# PROMPT:
Word for word, print each line of the listing below; pictures stay out.

# SOURCE DATA:
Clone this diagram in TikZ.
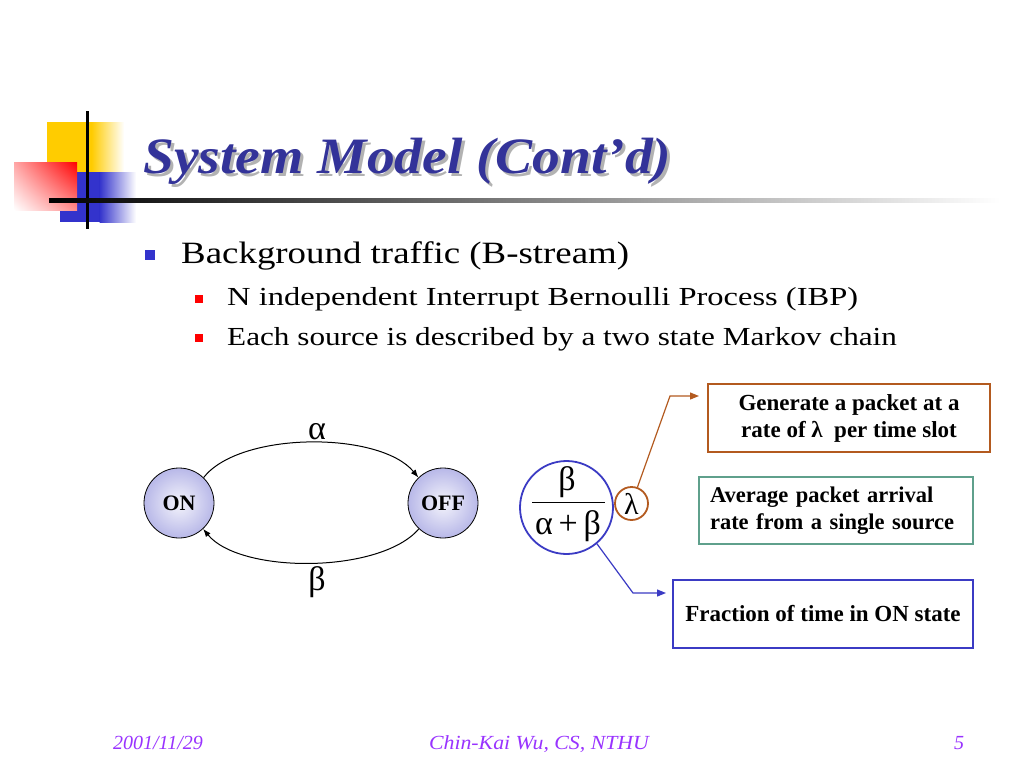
\documentclass[tikz,border=0pt]{standalone}
\usepackage{fontspec}
\usepackage{graphicx}
\setmainfont{Liberation Serif}
\usetikzlibrary{arrows.meta,shadings}
\definecolor{titleblue}{HTML}{333399}
\definecolor{bulblue}{HTML}{3333CC}
\definecolor{logoyellow}{HTML}{FFCC00}
\definecolor{logoblue}{HTML}{3333CC}
\definecolor{statefill}{HTML}{B8B8E8}
\definecolor{brownc}{HTML}{B35A1F}
\definecolor{tealc}{HTML}{5FA08C}
\definecolor{fracblue}{HTML}{3B3BC4}
\definecolor{footc}{HTML}{9933FF}
\tikzset{
  txt/.style={inner sep=0pt, anchor=base west},
  state/.style={circle, draw=black, line width=0.8pt, minimum size=70pt, inner sep=0pt,
    inner color=white!85!statefill, outer color=statefill, font=\fontsize{22}{26}\selectfont\bfseries},
  greek/.style={inner sep=0pt, font=\fontsize{34}{40}\selectfont},
  notebox/.style={draw, line width=1.5pt, inner sep=0pt, font=\fontsize{23}{27}\selectfont\bfseries},
  footer/.style={inner sep=0pt, anchor=base, text=footc, font=\fontsize{20}{24}\selectfont\itshape},
  trans/.style={line width=1pt, -{Latex[length=8pt,width=6pt]}},
}
\begin{document}
\begin{tikzpicture}[x=1pt,y=-1pt]
\useasboundingbox[fill=white] (0,0) rectangle (1024,768);
% logo
\fill[logoyellow] (47,122) rectangle (92,172);
\shade[left color=logoyellow, right color=white] (91.5,122) rectangle (124,172);
\fill[logoyellow] (47,172) rectangle (60,200);
\fill[logoblue] (60,172) rectangle (100,222);
\shade[left color=logoblue, right color=white] (99.5,172) rectangle (136,222);
\shade[upper right=red, lower right=red!45, upper left=red!35, lower left=white] (14,162) rectangle (77,210);
\fill[black] (85.5,111) rectangle (89,229);
\shade[left color=black, right color=white] (49,198.5) rectangle (1000,202.5);
% title
\node[txt, text=black!30, font=\fontsize{51}{60}\selectfont\bfseries\itshape] (tshadow) at (146,176) {\scalebox{1.09}[1]{System Model (Cont’d)}};
\node[txt, text=titleblue, font=\fontsize{51}{60}\selectfont\bfseries\itshape] (title) at (143,173) {\scalebox{1.09}[1]{System Model (Cont’d)}};
% bullets
\fill[bulblue] (145,250) rectangle (155,260);
\node[txt, font=\fontsize{31}{36}\selectfont] (b1) at (181,263) {\scalebox{1.19}[1]{Background traffic (B-stream)}};
\fill[red] (195,295) rectangle (203,303);
\node[txt, font=\fontsize{26}{30}\selectfont] (b2) at (227,305) {\scalebox{1.25}[1]{N independent Interrupt Bernoulli Process (IBP)}};
\fill[red] (195,334) rectangle (203,342);
\node[txt, font=\fontsize{26}{30}\selectfont] (b3) at (227,345) {\scalebox{1.2}[1]{Each source is described by a two state Markov chain}};
% Markov chain
\node[state] (on) at (179,503) {ON};
\node[state] (off) at (443,503) {OFF};
\draw[trans] (on.46) .. controls (240,431) and (380,431) .. (off.134);
\draw[trans] (off.-133) .. controls (380,574) and (240,574) .. (on.-47);
\node[greek] (alpha) at (317,432) {α};
\node[greek] (beta) at (317,582) {β};
% fraction
\node[circle, draw=fracblue, line width=1.8pt, minimum size=93pt, inner sep=0pt] (frac) at (566.5,507.5) {};
\node[greek] (fnum) at (567,482) {β};
\draw[line width=1pt] (532,502) -- (605,502);
\node[greek] (fden) at (568,526) {α\,+\,β};
\node[circle, draw=brownc, line width=1.8pt, minimum size=33pt, inner sep=0pt, font=\fontsize{30}{34}\selectfont] (lam) at (631.5,503.5) {λ};
% notes
\node[notebox, draw=brownc, minimum width=282pt, minimum height=68pt, align=center] (gen) at (849,418) {Generate a packet at a\\rate of λ\ \ per time slot};
\node[notebox, draw=tealc, minimum width=274pt, minimum height=67pt, align=left, text width=252pt, font=\fontsize{22.5}{27}\selectfont\bfseries] (avg) at (836,510.5) {Average packet arrival\\rate from a single source};
\node[notebox, draw=fracblue, minimum width=300pt, minimum height=68pt, align=center] (fr) at (823,614) {Fraction of time in ON state};
\coordinate (genbend) at (670,396);
\coordinate (genend) at (699,396);
\draw[brownc, line width=1.2pt, -{Triangle[length=9pt,width=7pt]}] (lam.70) -- (genbend) -- (genend);
\coordinate (frbend) at (633,593);
\coordinate (frend) at (666,593);
\draw[fracblue, line width=1.2pt, -{Triangle[length=9pt,width=7pt]}] (frac.-50) -- (frbend) -- (frend);
% footer
\node[footer] (date) at (158,749) {2001/11/29};
\node[footer] (auth) at (539,749) {\scalebox{1.09}[1]{Chin-Kai Wu, CS, NTHU}};
\node[footer] (page) at (959,749) {5};
\end{tikzpicture}
\end{document}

# EXERCISE ANSWER:
Clone this diagram in TikZ.
\documentclass[tikz,border=0pt]{standalone}
\usepackage{fontspec}
\usepackage{graphicx}
\setmainfont{Liberation Serif}
\usetikzlibrary{arrows.meta,shadings}
\definecolor{titleblue}{HTML}{333399}
\definecolor{bulblue}{HTML}{3333CC}
\definecolor{logoyellow}{HTML}{FFCC00}
\definecolor{logoblue}{HTML}{3333CC}
\definecolor{statefill}{HTML}{B8B8E8}
\definecolor{brownc}{HTML}{B35A1F}
\definecolor{tealc}{HTML}{5FA08C}
\definecolor{fracblue}{HTML}{3B3BC4}
\definecolor{footc}{HTML}{9933FF}
\tikzset{
  txt/.style={inner sep=0pt, anchor=base west},
  state/.style={circle, draw=black, line width=0.8pt, minimum size=70pt, inner sep=0pt,
    inner color=white!85!statefill, outer color=statefill, font=\fontsize{22}{26}\selectfont\bfseries},
  greek/.style={inner sep=0pt, font=\fontsize{34}{40}\selectfont},
  notebox/.style={draw, line width=1.5pt, inner sep=0pt, font=\fontsize{23}{27}\selectfont\bfseries},
  footer/.style={inner sep=0pt, anchor=base, text=footc, font=\fontsize{20}{24}\selectfont\itshape},
  trans/.style={line width=1pt, -{Latex[length=8pt,width=6pt]}},
}
\begin{document}
\begin{tikzpicture}[x=1pt,y=-1pt]
\useasboundingbox[fill=white] (0,0) rectangle (1024,768);
% logo
\fill[logoyellow] (47,122) rectangle (92,172);
\shade[left color=logoyellow, right color=white] (91.5,122) rectangle (124,172);
\fill[logoyellow] (47,172) rectangle (60,200);
\fill[logoblue] (60,172) rectangle (100,222);
\shade[left color=logoblue, right color=white] (99.5,172) rectangle (136,222);
\shade[upper right=red, lower right=red!45, upper left=red!35, lower left=white] (14,162) rectangle (77,210);
\fill[black] (85.5,111) rectangle (89,229);
\shade[left color=black, right color=white] (49,198.5) rectangle (1000,202.5);
% title
\node[txt, text=black!30, font=\fontsize{51}{60}\selectfont\bfseries\itshape] (tshadow) at (146,176) {\scalebox{1.09}[1]{System Model (Cont’d)}};
\node[txt, text=titleblue, font=\fontsize{51}{60}\selectfont\bfseries\itshape] (title) at (143,173) {\scalebox{1.09}[1]{System Model (Cont’d)}};
% bullets
\fill[bulblue] (145,250) rectangle (155,260);
\node[txt, font=\fontsize{31}{36}\selectfont] (b1) at (181,263) {\scalebox{1.19}[1]{Background traffic (B-stream)}};
\fill[red] (195,295) rectangle (203,303);
\node[txt, font=\fontsize{26}{30}\selectfont] (b2) at (227,305) {\scalebox{1.25}[1]{N independent Interrupt Bernoulli Process (IBP)}};
\fill[red] (195,334) rectangle (203,342);
\node[txt, font=\fontsize{26}{30}\selectfont] (b3) at (227,345) {\scalebox{1.2}[1]{Each source is described by a two state Markov chain}};
% Markov chain
\node[state] (on) at (179,503) {ON};
\node[state] (off) at (443,503) {OFF};
\draw[trans] (on.46) .. controls (240,431) and (380,431) .. (off.134);
\draw[trans] (off.-133) .. controls (380,574) and (240,574) .. (on.-47);
\node[greek] (alpha) at (317,432) {α};
\node[greek] (beta) at (317,582) {β};
% fraction
\node[circle, draw=fracblue, line width=1.8pt, minimum size=93pt, inner sep=0pt] (frac) at (566.5,507.5) {};
\node[greek] (fnum) at (567,482) {β};
\draw[line width=1pt] (532,502) -- (605,502);
\node[greek] (fden) at (568,526) {α\,+\,β};
\node[circle, draw=brownc, line width=1.8pt, minimum size=33pt, inner sep=0pt, font=\fontsize{30}{34}\selectfont] (lam) at (631.5,503.5) {λ};
% notes
\node[notebox, draw=brownc, minimum width=282pt, minimum height=68pt, align=center] (gen) at (849,418) {Generate a packet at a\\rate of λ\ \ per time slot};
\node[notebox, draw=tealc, minimum width=274pt, minimum height=67pt, align=left, text width=252pt, font=\fontsize{22.5}{27}\selectfont\bfseries] (avg) at (836,510.5) {Average packet arrival\\rate from a single source};
\node[notebox, draw=fracblue, minimum width=300pt, minimum height=68pt, align=center] (fr) at (823,614) {Fraction of time in ON state};
\coordinate (genbend) at (670,396);
\coordinate (genend) at (699,396);
\draw[brownc, line width=1.2pt, -{Triangle[length=9pt,width=7pt]}] (lam.70) -- (genbend) -- (genend);
\coordinate (frbend) at (633,593);
\coordinate (frend) at (666,593);
\draw[fracblue, line width=1.2pt, -{Triangle[length=9pt,width=7pt]}] (frac.-50) -- (frbend) -- (frend);
% footer
\node[footer] (date) at (158,749) {2001/11/29};
\node[footer] (auth) at (539,749) {\scalebox{1.09}[1]{Chin-Kai Wu, CS, NTHU}};
\node[footer] (page) at (959,749) {5};
\end{tikzpicture}
\end{document}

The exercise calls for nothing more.